Real-world data from Qatar suggests 2 doses of Pfizer's vaccine are needed against variants
- Pfizer's vaccine was 54% effective against severe COVID-19 caused by variants after one dose in Qatar.
- Effectiveness against severe COVID-19 rose to more than 90% when two doses were given 21 days apart.
- The results were published in a letter in the New England Journal of Medicine on Wednesday.
A second dose of Pfizer's two dose COVID-19 vaccine boosted protection against coronavirus variants including the worrisome variant from South Africa, real-world data from Qatar suggests.
The Qatari study, published as a letter in the New England Journal of Medicine on Wednesday, found that the COVID-19 vaccine co-developed by Pfizer and BioNTech, was 54% effective against severe illness after one dose and more than 90% effective against severe COVID-19 two weeks after the second dose. Qatar has been giving the shots at 21 days intervals.

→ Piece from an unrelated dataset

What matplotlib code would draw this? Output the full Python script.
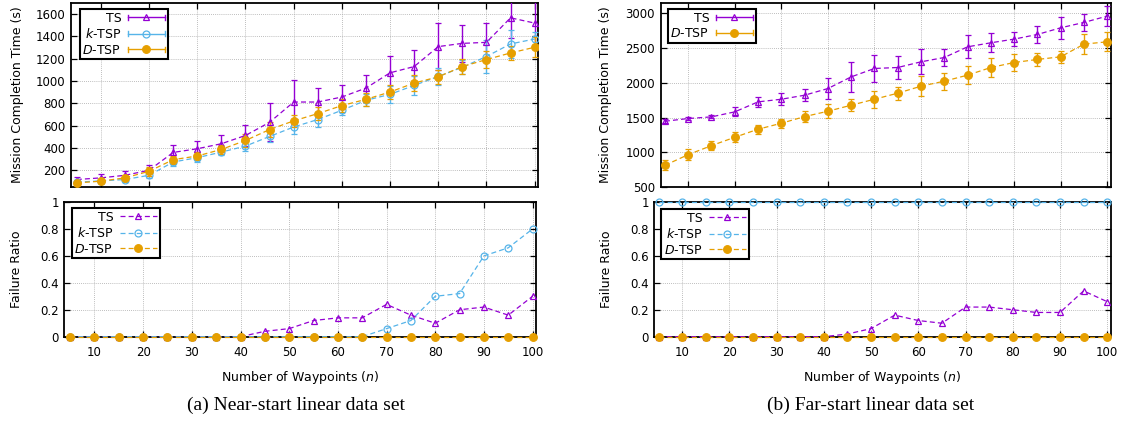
import matplotlib
matplotlib.use("Agg")
import matplotlib.pyplot as plt
from matplotlib.lines import Line2D
from matplotlib.legend_handler import HandlerBase
from matplotlib.ticker import FuncFormatter

# ---------------- data ----------------
n = [5, 10, 15, 20, 25, 30, 35, 40, 45, 50, 55, 60, 65, 70, 75, 80, 85, 90, 95, 100]

# (a) near-start: mission completion time (mean, error)
ts_near = [117, 132, 155, 200, 360, 393, 438, 512, 630, 812, 812, 857, 937, 1074, 1130, 1309, 1338, 1347, 1567, 1520]
ts_near_err = [25, 35, 40, 48, 70, 70, 75, 95, 170, 195, 130, 110, 116, 155, 150, 210, 167, 170, 180, 200]
k_near = [93, 105, 117, 155, 274, 313, 363, 417, 503, 588, 655, 738, 827, 881, 961, 1041, 1124, 1220, 1333, 1377]
k_near_err = [15, 15, 20, 25, 40, 35, 30, 40, 50, 60, 65, 45, 55, 75, 83, 80, 65, 146, 125, 60]
d_near = [87, 102, 132, 191, 295, 328, 387, 467, 565, 643, 708, 780, 836, 902, 982, 1038, 1130, 1193, 1252, 1303]
d_near_err = [15, 20, 25, 40, 35, 35, 40, 60, 70, 57, 60, 55, 60, 65, 70, 60, 70, 80, 60, 90]

# (b) far-start: mission completion time (mean, error)
ts_far = [1447, 1486, 1510, 1582, 1726, 1764, 1822, 1918, 2086, 2207, 2221, 2303, 2365, 2519, 2577, 2630, 2697, 2793, 2870, 2962]
ts_far_err = [30, 20, 20, 65, 70, 90, 90, 150, 220, 190, 160, 180, 125, 165, 135, 105, 120, 160, 125, 145]
d_far = [812, 966, 1096, 1216, 1332, 1418, 1514, 1591, 1678, 1764, 1851, 1952, 2024, 2111, 2221, 2293, 2337, 2375, 2558, 2591]
d_far_err = [70, 77, 60, 70, 65, 65, 75, 100, 85, 125, 95, 145, 125, 125, 140, 120, 100, 85, 145, 135]

# failure ratios
ts_fail_near = [0, 0, 0, 0, 0, 0, 0, 0, 0.04, 0.06, 0.12, 0.14, 0.14, 0.24, 0.16, 0.10, 0.20, 0.22, 0.16, 0.30]
k_fail_near = [0, 0, 0, 0, 0, 0, 0, 0, 0, 0, 0, 0, 0, 0.06, 0.12, 0.30, 0.32, 0.60, 0.66, 0.80]
d_fail_near = [0] * 20
ts_fail_far = [0, 0, 0, 0, 0, 0, 0, 0, 0.02, 0.06, 0.16, 0.12, 0.10, 0.22, 0.22, 0.20, 0.18, 0.18, 0.34, 0.26]
k_fail_far = [1] * 20
d_fail_far = [0] * 20

labels = ["TS", "$k$-TSP", "$D$-TSP"]
xticks = [10, 20, 30, 40, 50, 60, 70, 80, 90, 100]

# ---------------- style ----------------
C_TS = "#9400D3"
C_K = "#56B4E9"
C_D = "#E69F00"
DASH = (0, (4, 2.5))
FS = 9
TFS = 8.5

STY = {
    "TS": dict(color=C_TS, marker="^", ms=4.5, mfc="none", mec=C_TS, mew=0.9),
    "K": dict(color=C_K, marker="o", ms=5, mfc="none", mec=C_K, mew=0.9),
    "D": dict(color=C_D, marker="o", ms=5.5, mfc=C_D, mec=C_D, mew=0.9),
}

W, H = 1147, 421
fig = plt.figure(figsize=(W / 100, H / 100), dpi=100)


def rect(l, t, r, b):
    return [l / W, (H - b) / H, (r - l) / W, (b - t) / H]


class ErrKey(HandlerBase):
    def create_artists(self, legend, orig, xd, yd, w, h, fs, trans):
        y = -yd + h / 2
        x0, x1 = -xd, -xd + w
        c = orig.get_color()
        arts = [Line2D([x0, x1], [y, y], color=c, lw=1.0, transform=trans)]
        cap = h * 0.55
        for x in (x0, x1):
            arts.append(Line2D([x, x], [y - cap / 2, y + cap / 2], color=c, lw=1.0, transform=trans))
        arts.append(Line2D([(x0 + x1) / 2], [y], marker=orig.get_marker(), ms=orig.get_markersize(),
                           mfc=orig.get_markerfacecolor(), mec=c, mew=orig.get_markeredgewidth(),
                           ls="none", transform=trans))
        return arts


def style_axes(ax, xlim, show_xlabels):
    ax.set_xlim(*xlim)
    ax.set_xticks(xticks)
    ax.tick_params(axis="both", direction="in", top=True, right=True, length=4, width=0.9,
                   labelsize=TFS, pad=4)
    ax.tick_params(axis="x", pad=7)
    if not show_xlabels:
        ax.tick_params(axis="x", labelbottom=False)
    ax.grid(True, color="#a8a8a8", lw=0.6, ls=(0, (1, 1.5)))
    ax.set_axisbelow(True)
    for s in ax.spines.values():
        s.set_linewidth(1.3)
        s.set_color("black")


def legend(ax, handles, labs, anchor, hmap=None):
    lg = ax.legend(handles, labs, loc="upper left", bbox_to_anchor=anchor, markerfirst=False,
                   fontsize=FS, frameon=True, fancybox=False, framealpha=1, edgecolor="black",
                   borderpad=0.2, borderaxespad=0, handlelength=3.0, handletextpad=0.5,
                   labelspacing=0.2, numpoints=1, handler_map=hmap or {})
    lg.get_frame().set_linewidth(1.5)
    return lg


def err_series(ax, y, e, key):
    s = STY[key]
    cont = ax.errorbar(n, y, yerr=e, color=s["color"], marker=s["marker"], ms=s["ms"], mfc=s["mfc"],
                       mec=s["mec"], mew=s["mew"], ls=DASH, lw=0.9, elinewidth=1.0, capsize=2.5,
                       capthick=1.0, zorder=3)
    return cont[0]


def fail_series(ax, y, key):
    s = STY[key]
    ln, = ax.plot(n, y, color=s["color"], marker=s["marker"], ms=s["ms"], mfc=s["mfc"], mec=s["mec"],
                  mew=s["mew"], ls=DASH, lw=0.9, clip_on=False, zorder=3)
    return ln


# ---------------- (a) near-start ----------------
XL_A = (3.8, 100.7)
ax1 = fig.add_axes(rect(71, 3, 538, 187))
h1 = err_series(ax1, ts_near, ts_near_err, "TS")
h2 = err_series(ax1, k_near, k_near_err, "K")
h3 = err_series(ax1, d_near, d_near_err, "D")
style_axes(ax1, XL_A, False)
ax1.set_ylim(50, 1700)
ax1.set_yticks([200, 400, 600, 800, 1000, 1200, 1400, 1600])
ax1.set_ylabel("Mission Completion Time (s)", fontsize=FS)
ax1.yaxis.set_label_coords(17.5 / W, (H - 95) / H, transform=fig.transFigure)
ax1.yaxis.label.set_va("center")
legend(ax1, [h1, h2, h3], labels, (9 / 467, 1 - 6 / 184), {h1: ErrKey(), h2: ErrKey(), h3: ErrKey()})

ax2 = fig.add_axes(rect(64.3, 202, 536, 336.7))
g1 = fail_series(ax2, ts_fail_near, "TS")
g2 = fail_series(ax2, k_fail_near, "K")
g3 = fail_series(ax2, d_fail_near, "D")
style_axes(ax2, XL_A, True)
ax2.set_ylim(0, 1)
ax2.set_yticks([0, 0.2, 0.4, 0.6, 0.8, 1])
ax2.yaxis.set_major_formatter(FuncFormatter(lambda v, p: "%g" % v))
ax2.set_ylabel("Failure Ratio", fontsize=FS)
ax2.yaxis.set_label_coords(17 / W, (H - 269) / H, transform=fig.transFigure)
ax2.yaxis.label.set_va("center")
ax2.set_xlabel("Number of Waypoints ($n$)", fontsize=FS)
ax2.xaxis.set_label_coords(300 / W, (H - 378) / H, transform=fig.transFigure)
ax2.xaxis.label.set_va("center")
legend(ax2, [g1, g2, g3], labels, (7.7 / 471.7, 1 - 6 / 134.7))

# ---------------- (b) far-start ----------------
XL_B = (4.1, 100.8)
ax3 = fig.add_axes(rect(660.7, 3, 1111, 187))
f1 = err_series(ax3, ts_far, ts_far_err, "TS")
f3 = err_series(ax3, d_far, d_far_err, "D")
style_axes(ax3, XL_B, False)
ax3.set_ylim(500, 3150)
ax3.set_yticks([500, 1000, 1500, 2000, 2500, 3000])
ax3.set_ylabel("Mission Completion Time (s)", fontsize=FS)
ax3.yaxis.set_label_coords(606 / W, (H - 95) / H, transform=fig.transFigure)
ax3.yaxis.label.set_va("center")
legend(ax3, [f1, f3], [labels[0], labels[2]], (7.3 / 450.3, 1 - 6 / 184), {f1: ErrKey(), f3: ErrKey()})

ax4 = fig.add_axes(rect(654.3, 202, 1111, 336.7))
e1 = fail_series(ax4, ts_fail_far, "TS")
e2 = fail_series(ax4, k_fail_far, "K")
e3 = fail_series(ax4, d_fail_far, "D")
style_axes(ax4, XL_B, True)
ax4.set_ylim(0, 1)
ax4.set_yticks([0, 0.2, 0.4, 0.6, 0.8, 1])
ax4.yaxis.set_major_formatter(FuncFormatter(lambda v, p: "%g" % v))
ax4.set_ylabel("Failure Ratio", fontsize=FS)
ax4.yaxis.set_label_coords(607 / W, (H - 269) / H, transform=fig.transFigure)
ax4.yaxis.label.set_va("center")
ax4.set_xlabel("Number of Waypoints ($n$)", fontsize=FS)
ax4.xaxis.set_label_coords(882 / W, (H - 378) / H, transform=fig.transFigure)
ax4.xaxis.label.set_va("center")
legend(ax4, [e1, e2, e3], labels, (6.7 / 456.7, 1 - 7 / 134.7))

# ---------------- captions ----------------
fig.text(296 / W, (H - 405) / H, "(a) Near-start linear data set", ha="center", va="center",
         fontsize=14, family="Liberation Serif")
fig.text(871 / W, (H - 405) / H, "(b) Far-start linear data set", ha="center", va="center",
         fontsize=14, family="Liberation Serif")

fig.savefig("out.png", dpi=100)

The study authors found that a second dose of Pfizer's vaccine provided strong protection against variants, including against B.1.351, the variant first found in South Africa. Pfizer's previous lab experiments have found that antibody's produced by the vaccine didn't work so well against a pseudovirus similar to B.1.351. It wasn't clear how this lab finding would translate into the real-world.
In the Qatari study, Pfizer's vaccine was 75% effective at preventing infection of varying severity caused by the variant first found in South Africa, called B.1.351, after two doses, and 16.9% effective against B.1.351 infections after one dose.
The study also adds to a growing body of real-world evidence, including from Israel, that suggests Pfizer's vaccine is highly effective against the highly infectious B.1.1.7 variant, the variant first found in the UK that's commonly found in the US where there are more than 20,000 reported infections across all 50 states, according to the Centers for Disease Control and Prevention (CDC).
Two weeks after the second dose, Pfizer's vaccine was 89.5% effective at preventing infection of varying severity caused by B.1.1.7, and 29.5% effective against B.1.1.7 infections of varying severity after one dose.
The importance of getting the second dose
More than 6,000 people of more than 385,000 got a single dose caught coronavirus and five died from COVID-19. While more than 1000 people of more than 265,000 that had two doses got infected and two died from COVID-19, the study authors said. "Nearly all" infections were caused by either B.1.1.7 or B.1.351, they said.
"[The Qatari data] really strongly emphasizes, with the variants, that need for the second dose," Kathleen Neuzil, professor in vaccinology at the University of Maryland School of Medicine told the Washington Post. "Which is a message we've been delivering, but now we have human clinical data to support that message."
The authors did not detail how long after the first dose they tested Pfizer's vaccine. Protection after one dose usually kicks in at about 12 days after the first dose and it isn't yet clear how long single dose protection lasts.
This means it remains unclear exactly how well a single dose of Pfizer's vaccine works against variants.
Real-world data from the UK, where B.1.1.7 is dominant, found that a single dose of Pfizer's shot cut COVID-19 infections with symptoms by 72%. Protection from a single dose probably holds up for at least 10 weeks, based on measurements of antibody levels, the study said.
Another real-world study from Scotland published in the Lancet on April 23 found that a single dose of Pfizer's vaccine was 91% effective against hospitalization at 28 to 34 days following vaccination, but effectiveness waned after five weeks.